The al-Qaeda presence in the Pech valley is greater now than when U.S. forces arrived in 2002, and counterterrorism efforts in the region continue. This report looks at U.S. military involvement in the Pech valley and the lessons it offers both the Afghan National Security Forces and the U.S. military. It is derived from interviews with some three hundred Americans and Afghans, including general officers, unit commanders, members of parliament, district and provincial governors, Afghan interpreters and U.S. and Afghan combat veterans. 

Summary

  • From 2002 until their withdrawal in 2013, U.S. conventional and special operations forces were involved in combat operations in Afghanistan’s Pech valley system. Today, Afghan government security forces hold the Pech and a tributary valley, the Waygal, where U.S. special operations forces continue to mount an aerial campaign against isolated but potentially threatening al-Qaeda, Lashkar-e-Taiba, and Tehrik-e-Taliban Pakistan elements.
  • U.S. efforts in the Pech have been hampered by separate chains of command and sometimes by conflicting missions of special operations forces engaged in counterterrorism and conventional forces conducting counterinsurgency, reconstruction, and security force assistance.
  • Among the early U.S. missteps was to rely overmuch on a few former mujahideen commanders for manpower and intelligence, one of many ways in which the parallel U.S. military efforts got in each other’s way.
  • The enemy that U.S. units fought in the Pech is not the enemy that counterterrorism forces went there to find, but instead a diverse generation of fighters who have thrived in the region.

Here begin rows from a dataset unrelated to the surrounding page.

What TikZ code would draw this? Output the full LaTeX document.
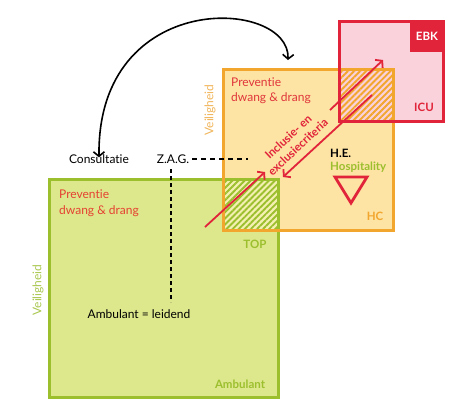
\documentclass[tikz,border=0pt]{standalone}
\usepackage{fontspec}
\setmainfont{Lato}[Ligatures=NoCommon]
\usetikzlibrary{patterns.meta,arrows.meta}
\definecolor{greenfill}{HTML}{DDE78C}
\definecolor{greenline}{HTML}{9CBF2E}
\definecolor{greenhatch}{HTML}{F4F0B2}
\definecolor{orangefill}{HTML}{FDE3A4}
\definecolor{orangeline}{HTML}{F2A62D}
\definecolor{redline}{HTML}{E1243A}
\definecolor{pinkfill}{HTML}{F9D2DB}
\definecolor{redtext}{HTML}{E0363A}
\definecolor{vorange}{HTML}{F0B55A}
\definecolor{vgreen}{HTML}{A9C74F}
\begin{document}
\begin{tikzpicture}[x=1pt,y=-1pt,
  txt/.style={inner sep=0pt, font=\fontsize{12}{15.5}\selectfont},
  redlbl/.style={txt, text=redtext, align=left},
  boldlbl/.style={txt, font=\fontsize{11.5}{14}\selectfont\bfseries},
  redarrow/.style={draw=redline, line width=1.8pt, -{Straight Barb[length=4.5pt,width=11pt]}},
  blackarrow/.style={draw=black, line width=1.6pt, {Straight Barb[length=4.5pt,width=11pt]}-{Straight Barb[length=4.5pt,width=11pt]}},
  dashline/.style={draw=black, line width=2pt, dash pattern=on 5pt off 4pt},
  hatch/.style={pattern={Lines[angle=45,distance=4.3pt,line width=1.9pt]}}
]
\useasboundingbox (0,0) rectangle (474,413);
% fills
\fill[greenfill] (49,179) rectangle (278,397);
\fill[orangefill] (223,69) rectangle (393,230);
\fill[pinkfill] (339,21) rectangle (443,121);
% hatched overlaps
\fill[greenhatch] (223,179) rectangle (278,230);
\fill[hatch, pattern color=greenline] (223,179) rectangle (278,230);
\fill[pinkfill] (339,69) rectangle (393,121);
\fill[hatch, pattern color=orangeline] (339,69) rectangle (393,121);
% borders
\draw[greenline, line width=3pt] (49,179) rectangle (278,397);
\draw[orangeline, line width=3pt] (223,69) rectangle (393,230);
\draw[redline, line width=3pt] (339,21) rectangle (443,121);
\fill[redline] (410,21) rectangle (443,52);
% labels
\node[boldlbl, text=white] (ebk) at (427,36) {EBK};
\node[boldlbl, text=redline] (icu) at (424,107) {ICU};
\node[boldlbl, text=orangeline] (hc) at (375,216) {HC};
\node[boldlbl, text=greenline] (top) at (255,244) {TOP};
\node[boldlbl, text=greenline] (amb) at (240,384) {Ambulant};
\node[redlbl, anchor=west] (prevhc) at (231,90.5) {Preventie\\dwang \& drang};
\node[redlbl, anchor=west, text=redtext!85!orange] (prevamb) at (59,203) {Preventie\\dwang \& drang};
\node[txt, text=vorange, rotate=90] (vhc) at (210,110) {Veiligheid};
\node[txt, text=vgreen, rotate=90] (vamb) at (38,290) {Veiligheid};
\node[boldlbl, anchor=west] (he) at (330,153) {H.E.};
\node[boldlbl, text=greenline, anchor=west] (hosp) at (330,167) {Hospitality};
\draw[redline, line width=2.8pt, line join=miter] (335,177) -- (367,177) -- (351,203) -- cycle;
\node[txt, font=\fontsize{11.5}{14}\selectfont\bfseries, text=redline, rotate=43, align=center] (incl) at (293,142) {Inclusie- en\\exclusiecriteria};
\node[txt] (consult) at (99,159) {Consultatie};
\node[txt] (zag) at (173,159) {Z.A.G.};
\node[txt] (leidend) at (139,314) {Ambulant = leidend};
% connectors
\coordinate (a1s) at (205,227);
\coordinate (a1m) at (265,172);
\coordinate (a1n) at (330,110);
\coordinate (a1e) at (383,60);
\draw[redarrow] (a1s) -- (a1m);
\draw[redarrow] (a1n) -- (a1e);
\coordinate (a2s) at (372,95);
\coordinate (a2e) at (283,177);
\draw[redarrow] (a2s) -- (a2e);
\coordinate (hctarget) at (288,60);
\draw[blackarrow] ([yshift=-3pt]consult.north) .. controls (97,-12) and (290,-2) .. (hctarget);
\coordinate (dashend) at (248,159);
\draw[dashline] ([xshift=3pt]zag.east) -- (dashend);
\coordinate (vtop) at (171,169);
\coordinate (vbot) at (171,302);
\draw[dashline, dash pattern=on 4pt off 3pt] (vtop) -- (vbot);
\end{tikzpicture}
\end{document}
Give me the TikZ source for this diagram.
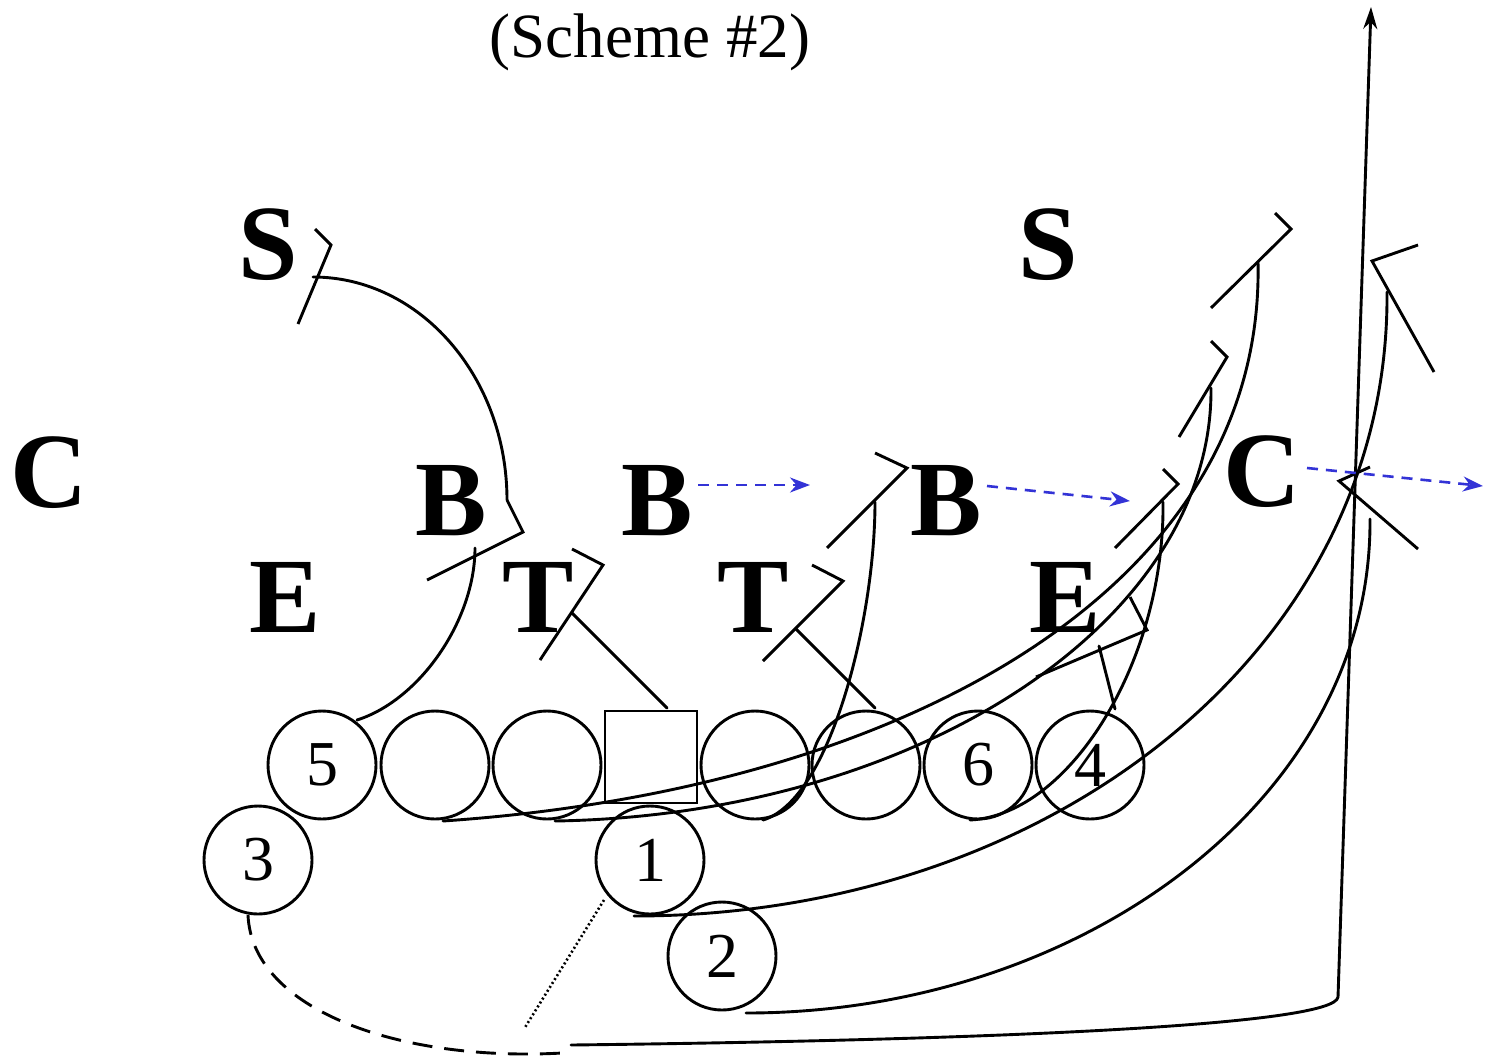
\documentclass[tikz,border=0pt]{standalone}
\usepackage{fontspec}
\setmainfont{Liberation Serif}
\usetikzlibrary{arrows.meta}
\definecolor{mblue}{RGB}{51,51,214}
\begin{document}
\begin{tikzpicture}[x=1pt,y=-1pt,
  ln/.style={line width=2.9pt, line join=miter},
  pl/.style={draw, circle, line width=2.9pt, minimum size=108pt, inner sep=0pt, font=\fontsize{64}{64}\selectfont},
  ctr/.style={draw, rectangle, line width=2.9pt, minimum size=92pt, inner sep=0pt},
  def/.style={inner sep=0pt, font=\fontsize{107}{107}\selectfont\bfseries},
  blu/.style={draw=mblue, line width=2.6pt, dash pattern=on 11pt off 8pt, -{Stealth[length=20pt,width=15pt,fill=mblue]}},
  route/.style={line width=2.9pt, line cap=round}
]
\useasboundingbox (0,0) rectangle (1485,1058);

% title
\node[font=\fontsize{63}{63}\selectfont, anchor=base, inner sep=0pt] (title) at (650,57) {(Scheme \#2)};

% defenders
\node[def] (S1) at (268,245) {S};
\node[def] (S2) at (1048,245) {S};
\node[def] (C1) at (49,473) {C};
\node[def] (C2) at (1262,472) {C};
\node[def] (B1) at (451,501) {B};
\node[def] (B2) at (657,501) {B};
\node[def] (B3) at (946,501) {B};
\node[def] (E1) at (285,597) {E};
\node[def] (T1) at (538,597) {T};
\node[def] (T2) at (753,597) {T};
\node[def] (E2) at (1065,597) {E};

% offense
\node[pl] (p5) at (322,765) {5};
\node[pl] (g1) at (435,765) {};
\node[pl] (g2) at (547,765) {};
\node[ctr] (cn) at (651,757) {};
\node[pl] (g3) at (755,765) {};
\node[pl] (g4) at (866,765) {};
\node[pl] (p6) at (978,765) {6};
\node[pl] (p4) at (1090,765) {4};
\node[pl] (p3) at (258,860) {3};
\node[pl] (p1) at (650,860) {1};
\node[pl] (p2) at (722,956) {2};

% block marks
\draw[ln] (315,229) -- (331,245) -- (298,324);
\draw[ln] (507,500) -- (523,532) -- (427,580);
\draw[ln] (572,549) -- (603,565) -- (540,660);
\draw[ln] (812,565) -- (843,581) -- (763,661);
\draw[ln] (875,453) -- (907,468) -- (827,548);
\draw[ln] (1163,469) -- (1178,484) -- (1115,548);
\draw[ln] (1130,597) -- (1147,630) -- (1036,677);
\draw[ln] (1275,213) -- (1291,229) -- (1211,308);
\draw[ln] (1211,341) -- (1227,357) -- (1179,437);
\draw[ln] (1418,245) -- (1372,261) -- (1434,372);
\draw[ln] (1370,467) -- (1339,481) -- (1418,549);

% end points of routes
\coordinate (eS) at (313,277);   \coordinate (eB1) at (507,500);
\coordinate (eB1b) at (475,548); \coordinate (eT1) at (572,613);
\coordinate (eT2) at (796,629);  \coordinate (eB2) at (875,502);
\coordinate (eB3) at (1163,502); \coordinate (eE2) at (1099,646);
\coordinate (eU1) at (1258,262); \coordinate (eU2) at (1211,388);
\coordinate (eCu) at (1387,292); \coordinate (eCl) at (1370,519);
\coordinate (top) at (1371,7);

% straight blocks
\draw[route] (667,708) -- (eT1);
\draw[route] (875,708) -- (eT2);
\draw[route] (1115,709) -- (eE2);

% curved routes
\draw[route] (eS) .. controls (420,277) and (507,377) .. (eB1);
\draw[route] (357,720) .. controls (420,700) and (475,620) .. (eB1b);
\draw[route] (443,821) .. controls (900,790) and (1265,590) .. (eU1);
\draw[route] (555,821) .. controls (920,815) and (1213,620) .. (eU2);
\draw[route] (763,820) .. controls (830,800) and (875,620) .. (eB2);
\draw[route] (970,820) .. controls (1070,815) and (1165,660) .. (eB3);
\draw[route] (634,916) .. controls (1050,916) and (1390,650) .. (eCu);
\draw[route] (746,1013) .. controls (1080,1013) and (1372,800) .. (eCl);

% QB run
\draw[route, line cap=butt, dash pattern=on 20pt off 12pt] (248,915) .. controls (252,1010) and (400,1062) .. (562,1053);
\draw[line width=2.6pt, dash pattern=on 2pt off 2.6pt] (604,900) -- (524,1029);
\draw[route, -{Stealth[length=22pt,width=14pt]}] (571,1045) .. controls (1000,1040) and (1335,1025) .. (1338,997) -- (top);

% blue moves
\draw[blu] (698,485) -- (810,485);
\draw[blu] (987,486) -- (1130,501);
\draw[blu] (1307,468) -- (1483,486);
\end{tikzpicture}
\end{document}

The al-Qaeda presence there now, though only a small part of the array of insurgent groups, is larger than when U.S. counterterrorism forces arrived in 2002.
  • The U.S. military’s unit rotation system, to the detriment of U.S. efforts, hindered the development of institutional knowledge about areas such as the Pech.
  • U.S. forces have only sometimes worked with Afghan forces in the Pech in the ways most beneficial to both nationalities of troops, have pursued scattershot and often underresourced approaches to advising Afghan forces in the field, and have at times left Afghan officials out of key decisions.
  • Militant groups are likely to challenge Afghan forces in the Pech in some of the same ways they challenged U.S. forces. Concrete steps could be taken to prepare Afghan troops for this and enhance their counterterrorism capability, but would require time.

About this Report

This report focuses on U.S. military involvement in Afghanistan’s Pech valley between 2002 and 2013. The research, which the United States Institute of Peace (USIP) helped fund, is based on recorded interviews with approximately three hundred Americans and Afghans with experience of the Pech, including general officers, unit commanders, members of parliament, provincial and district governors, Afghan interpreters to U.S. forces, and U.S. and Afghan combat veterans. Interviews were conducted by phone or in person in the United States, Kabul, and at military bases in the Pech and other areas of eastern Afghanistan.

About the Author

Wesley Morgan, a 2011 graduate of Princeton University’s Woodrow Wilson School of Public and International Affairs, has reported on U.S. military operations in Afghanistan and Iraq since 2007, writing for the New York Times, the Atlantic, Foreign Policy, Al Jazeera America, and the Long War Journal, and was the principal researcher on Michael R. Gordon and Bernard Trainor’s The Endgame: The Inside Story of the Struggle for Iraq, From George W. Bush to Barack Obama (2012). His own book on the Pech valley is scheduled for publication in 2016.